Task brief —
From the first line of the data below, repeat each line exactly until you reach the line with "west, text=wmgray, inner"; include that line too.
········
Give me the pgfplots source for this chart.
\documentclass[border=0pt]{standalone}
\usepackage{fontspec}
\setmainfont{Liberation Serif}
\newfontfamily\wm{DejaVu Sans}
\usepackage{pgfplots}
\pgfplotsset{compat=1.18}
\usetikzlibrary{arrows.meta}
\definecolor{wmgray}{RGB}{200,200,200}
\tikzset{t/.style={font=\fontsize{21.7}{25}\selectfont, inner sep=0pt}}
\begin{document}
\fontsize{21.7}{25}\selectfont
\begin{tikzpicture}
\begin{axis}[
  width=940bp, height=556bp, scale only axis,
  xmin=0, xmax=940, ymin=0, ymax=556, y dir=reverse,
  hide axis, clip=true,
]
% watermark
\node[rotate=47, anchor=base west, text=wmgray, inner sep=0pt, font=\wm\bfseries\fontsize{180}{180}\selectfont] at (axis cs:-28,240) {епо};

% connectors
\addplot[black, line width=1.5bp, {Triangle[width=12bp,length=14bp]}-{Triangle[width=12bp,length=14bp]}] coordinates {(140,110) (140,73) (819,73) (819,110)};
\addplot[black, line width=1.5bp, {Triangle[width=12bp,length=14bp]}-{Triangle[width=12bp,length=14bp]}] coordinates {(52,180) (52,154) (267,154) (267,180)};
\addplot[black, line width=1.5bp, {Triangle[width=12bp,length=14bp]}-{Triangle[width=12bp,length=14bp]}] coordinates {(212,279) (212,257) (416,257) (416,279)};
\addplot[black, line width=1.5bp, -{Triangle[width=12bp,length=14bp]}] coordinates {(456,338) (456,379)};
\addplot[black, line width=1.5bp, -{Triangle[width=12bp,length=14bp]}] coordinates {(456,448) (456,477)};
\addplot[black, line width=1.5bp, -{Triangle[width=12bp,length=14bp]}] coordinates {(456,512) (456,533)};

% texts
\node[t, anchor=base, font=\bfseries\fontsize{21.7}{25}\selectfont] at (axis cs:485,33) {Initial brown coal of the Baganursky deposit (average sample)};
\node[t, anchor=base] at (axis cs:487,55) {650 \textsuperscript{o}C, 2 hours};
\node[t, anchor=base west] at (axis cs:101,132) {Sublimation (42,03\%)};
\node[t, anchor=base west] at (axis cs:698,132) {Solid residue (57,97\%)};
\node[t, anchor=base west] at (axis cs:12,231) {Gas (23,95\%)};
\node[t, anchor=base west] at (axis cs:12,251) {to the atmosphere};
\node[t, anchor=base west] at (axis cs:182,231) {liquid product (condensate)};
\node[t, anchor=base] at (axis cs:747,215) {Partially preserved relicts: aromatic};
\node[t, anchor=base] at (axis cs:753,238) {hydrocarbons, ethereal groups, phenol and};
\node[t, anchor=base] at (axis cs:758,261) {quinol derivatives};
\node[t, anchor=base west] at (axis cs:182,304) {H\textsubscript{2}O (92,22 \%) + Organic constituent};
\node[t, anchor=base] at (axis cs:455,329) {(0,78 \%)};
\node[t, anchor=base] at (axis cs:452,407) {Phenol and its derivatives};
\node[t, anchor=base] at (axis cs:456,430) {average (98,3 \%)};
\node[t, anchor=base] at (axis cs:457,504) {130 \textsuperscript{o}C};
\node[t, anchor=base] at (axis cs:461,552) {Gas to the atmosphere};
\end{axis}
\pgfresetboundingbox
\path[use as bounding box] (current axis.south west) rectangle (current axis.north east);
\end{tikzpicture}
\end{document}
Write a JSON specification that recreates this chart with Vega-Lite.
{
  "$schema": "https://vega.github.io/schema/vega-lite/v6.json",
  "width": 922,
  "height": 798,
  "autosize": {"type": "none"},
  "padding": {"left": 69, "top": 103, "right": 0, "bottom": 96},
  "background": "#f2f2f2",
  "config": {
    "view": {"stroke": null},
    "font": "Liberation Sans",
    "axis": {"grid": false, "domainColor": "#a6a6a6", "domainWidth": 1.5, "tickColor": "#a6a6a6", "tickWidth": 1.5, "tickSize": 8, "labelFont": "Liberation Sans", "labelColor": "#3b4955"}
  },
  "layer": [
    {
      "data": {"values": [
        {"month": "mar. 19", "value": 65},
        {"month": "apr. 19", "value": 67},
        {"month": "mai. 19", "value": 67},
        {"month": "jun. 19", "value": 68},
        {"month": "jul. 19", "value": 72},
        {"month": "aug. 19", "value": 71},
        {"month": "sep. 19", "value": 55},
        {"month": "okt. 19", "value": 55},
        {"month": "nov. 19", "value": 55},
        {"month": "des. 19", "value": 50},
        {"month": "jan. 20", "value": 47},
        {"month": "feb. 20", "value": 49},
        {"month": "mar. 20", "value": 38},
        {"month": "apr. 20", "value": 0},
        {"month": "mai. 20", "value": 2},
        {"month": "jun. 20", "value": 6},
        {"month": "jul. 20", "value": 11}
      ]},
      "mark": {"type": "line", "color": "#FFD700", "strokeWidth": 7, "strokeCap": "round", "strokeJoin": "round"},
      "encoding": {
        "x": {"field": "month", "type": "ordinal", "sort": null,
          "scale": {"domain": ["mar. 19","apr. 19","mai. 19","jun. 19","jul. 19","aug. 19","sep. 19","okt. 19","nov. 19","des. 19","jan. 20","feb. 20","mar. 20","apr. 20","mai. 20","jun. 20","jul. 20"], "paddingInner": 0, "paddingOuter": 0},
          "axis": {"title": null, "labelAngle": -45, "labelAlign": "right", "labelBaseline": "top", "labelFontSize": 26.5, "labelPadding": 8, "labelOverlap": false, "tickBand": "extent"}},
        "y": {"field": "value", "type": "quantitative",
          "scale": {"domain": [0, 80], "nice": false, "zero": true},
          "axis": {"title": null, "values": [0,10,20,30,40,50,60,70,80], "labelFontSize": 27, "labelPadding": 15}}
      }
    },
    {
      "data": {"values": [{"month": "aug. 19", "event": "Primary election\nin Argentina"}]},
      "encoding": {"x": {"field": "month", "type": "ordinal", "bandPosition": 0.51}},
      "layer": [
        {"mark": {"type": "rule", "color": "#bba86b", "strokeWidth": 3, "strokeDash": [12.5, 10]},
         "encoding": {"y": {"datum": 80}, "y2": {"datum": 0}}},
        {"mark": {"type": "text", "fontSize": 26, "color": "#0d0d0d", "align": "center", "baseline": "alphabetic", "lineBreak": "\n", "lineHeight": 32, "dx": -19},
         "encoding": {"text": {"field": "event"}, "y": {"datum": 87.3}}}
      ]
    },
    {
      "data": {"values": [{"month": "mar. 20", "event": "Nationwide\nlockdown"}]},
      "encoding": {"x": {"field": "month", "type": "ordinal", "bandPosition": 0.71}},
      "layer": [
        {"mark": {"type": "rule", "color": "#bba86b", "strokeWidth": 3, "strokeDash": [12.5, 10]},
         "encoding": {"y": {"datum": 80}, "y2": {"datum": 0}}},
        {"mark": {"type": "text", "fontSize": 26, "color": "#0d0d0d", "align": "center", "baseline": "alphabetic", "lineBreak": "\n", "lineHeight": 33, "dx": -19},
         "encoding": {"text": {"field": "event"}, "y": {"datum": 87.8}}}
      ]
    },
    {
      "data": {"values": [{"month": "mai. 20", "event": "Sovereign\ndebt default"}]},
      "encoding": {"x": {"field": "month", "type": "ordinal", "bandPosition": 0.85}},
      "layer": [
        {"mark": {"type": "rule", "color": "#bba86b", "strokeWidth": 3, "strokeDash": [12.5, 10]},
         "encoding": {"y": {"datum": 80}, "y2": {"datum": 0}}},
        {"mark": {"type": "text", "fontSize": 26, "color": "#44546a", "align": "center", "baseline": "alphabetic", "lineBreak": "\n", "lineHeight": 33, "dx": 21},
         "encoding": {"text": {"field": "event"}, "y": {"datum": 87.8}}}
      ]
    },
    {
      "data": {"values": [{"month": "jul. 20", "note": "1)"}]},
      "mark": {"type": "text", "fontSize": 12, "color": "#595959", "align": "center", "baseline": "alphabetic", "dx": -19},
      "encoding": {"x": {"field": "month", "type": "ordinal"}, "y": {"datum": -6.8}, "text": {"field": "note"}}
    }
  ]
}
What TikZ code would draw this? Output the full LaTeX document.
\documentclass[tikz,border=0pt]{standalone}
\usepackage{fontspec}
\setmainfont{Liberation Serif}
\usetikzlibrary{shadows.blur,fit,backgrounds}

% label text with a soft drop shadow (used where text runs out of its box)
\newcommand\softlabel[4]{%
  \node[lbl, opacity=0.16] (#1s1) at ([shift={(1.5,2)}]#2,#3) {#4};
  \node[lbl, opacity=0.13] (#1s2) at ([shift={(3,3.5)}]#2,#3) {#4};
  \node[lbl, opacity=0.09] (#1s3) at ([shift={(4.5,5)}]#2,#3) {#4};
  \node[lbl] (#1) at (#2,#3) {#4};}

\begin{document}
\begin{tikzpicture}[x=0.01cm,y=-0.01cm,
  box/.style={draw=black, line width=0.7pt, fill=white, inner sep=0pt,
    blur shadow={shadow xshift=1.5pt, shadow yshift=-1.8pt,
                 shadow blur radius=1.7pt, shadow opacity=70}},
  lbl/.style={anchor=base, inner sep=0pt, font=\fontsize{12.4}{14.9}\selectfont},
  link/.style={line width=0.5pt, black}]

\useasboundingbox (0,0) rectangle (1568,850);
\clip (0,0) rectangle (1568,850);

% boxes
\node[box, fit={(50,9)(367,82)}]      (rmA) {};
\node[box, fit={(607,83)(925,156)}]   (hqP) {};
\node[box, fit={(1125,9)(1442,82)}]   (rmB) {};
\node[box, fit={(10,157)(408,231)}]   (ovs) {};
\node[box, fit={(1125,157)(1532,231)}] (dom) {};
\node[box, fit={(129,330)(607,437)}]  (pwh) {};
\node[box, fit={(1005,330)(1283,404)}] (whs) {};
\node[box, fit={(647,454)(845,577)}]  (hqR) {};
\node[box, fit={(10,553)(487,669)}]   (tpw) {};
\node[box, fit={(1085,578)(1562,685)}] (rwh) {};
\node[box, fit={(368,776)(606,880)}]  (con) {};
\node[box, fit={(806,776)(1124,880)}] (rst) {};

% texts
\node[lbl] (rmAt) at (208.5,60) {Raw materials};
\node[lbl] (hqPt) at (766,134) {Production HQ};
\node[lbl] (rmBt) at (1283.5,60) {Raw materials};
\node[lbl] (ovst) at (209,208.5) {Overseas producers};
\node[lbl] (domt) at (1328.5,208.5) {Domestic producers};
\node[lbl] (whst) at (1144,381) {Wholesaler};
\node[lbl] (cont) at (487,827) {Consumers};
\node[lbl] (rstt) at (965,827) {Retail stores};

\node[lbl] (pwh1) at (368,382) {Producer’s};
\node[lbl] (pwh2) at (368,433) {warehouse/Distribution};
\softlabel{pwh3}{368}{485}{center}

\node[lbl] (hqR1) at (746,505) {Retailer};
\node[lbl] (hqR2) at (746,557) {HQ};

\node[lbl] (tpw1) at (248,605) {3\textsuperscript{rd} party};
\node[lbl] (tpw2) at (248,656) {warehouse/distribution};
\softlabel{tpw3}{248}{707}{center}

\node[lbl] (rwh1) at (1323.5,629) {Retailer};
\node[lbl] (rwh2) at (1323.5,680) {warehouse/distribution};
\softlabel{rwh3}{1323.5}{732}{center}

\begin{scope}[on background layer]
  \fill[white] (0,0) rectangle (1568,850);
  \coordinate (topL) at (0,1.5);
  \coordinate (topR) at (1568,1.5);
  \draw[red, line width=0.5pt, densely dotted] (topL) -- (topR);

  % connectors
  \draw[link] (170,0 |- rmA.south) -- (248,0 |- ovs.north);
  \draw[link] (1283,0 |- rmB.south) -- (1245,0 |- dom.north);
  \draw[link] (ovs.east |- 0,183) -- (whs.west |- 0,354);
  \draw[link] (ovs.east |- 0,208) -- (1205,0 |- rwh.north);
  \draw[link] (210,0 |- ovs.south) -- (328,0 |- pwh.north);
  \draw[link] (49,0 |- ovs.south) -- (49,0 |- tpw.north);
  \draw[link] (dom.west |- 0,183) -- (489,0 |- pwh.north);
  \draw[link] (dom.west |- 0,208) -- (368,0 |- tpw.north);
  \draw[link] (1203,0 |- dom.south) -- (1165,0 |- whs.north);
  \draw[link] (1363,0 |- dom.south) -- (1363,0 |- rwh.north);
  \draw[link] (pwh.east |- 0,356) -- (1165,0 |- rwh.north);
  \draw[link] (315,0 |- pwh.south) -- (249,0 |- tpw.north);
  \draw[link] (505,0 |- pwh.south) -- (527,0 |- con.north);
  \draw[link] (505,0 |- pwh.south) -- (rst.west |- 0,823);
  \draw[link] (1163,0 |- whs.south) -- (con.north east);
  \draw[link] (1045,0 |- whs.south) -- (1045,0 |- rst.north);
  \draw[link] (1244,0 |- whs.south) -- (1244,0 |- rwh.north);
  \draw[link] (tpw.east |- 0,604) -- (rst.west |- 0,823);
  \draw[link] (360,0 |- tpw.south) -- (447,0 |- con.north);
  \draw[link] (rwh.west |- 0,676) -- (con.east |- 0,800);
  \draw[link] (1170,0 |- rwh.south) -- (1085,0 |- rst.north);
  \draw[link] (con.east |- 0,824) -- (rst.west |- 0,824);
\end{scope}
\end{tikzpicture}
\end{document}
········
Completed exercise —
Give me the pgfplots source for this chart.
\documentclass[border=0pt]{standalone}
\usepackage{fontspec}
\setmainfont{Liberation Serif}
\newfontfamily\wm{DejaVu Sans}
\usepackage{pgfplots}
\pgfplotsset{compat=1.18}
\usetikzlibrary{arrows.meta}
\definecolor{wmgray}{RGB}{200,200,200}
\tikzset{t/.style={font=\fontsize{21.7}{25}\selectfont, inner sep=0pt}}
\begin{document}
\fontsize{21.7}{25}\selectfont
\begin{tikzpicture}
\begin{axis}[
  width=940bp, height=556bp, scale only axis,
  xmin=0, xmax=940, ymin=0, ymax=556, y dir=reverse,
  hide axis, clip=true,
]
% watermark
\node[rotate=47, anchor=base west, text=wmgray, inner sep=0pt, font=\wm\bfseries\fontsize{180}{180}\selectfont] at (axis cs:-28,240) {епо};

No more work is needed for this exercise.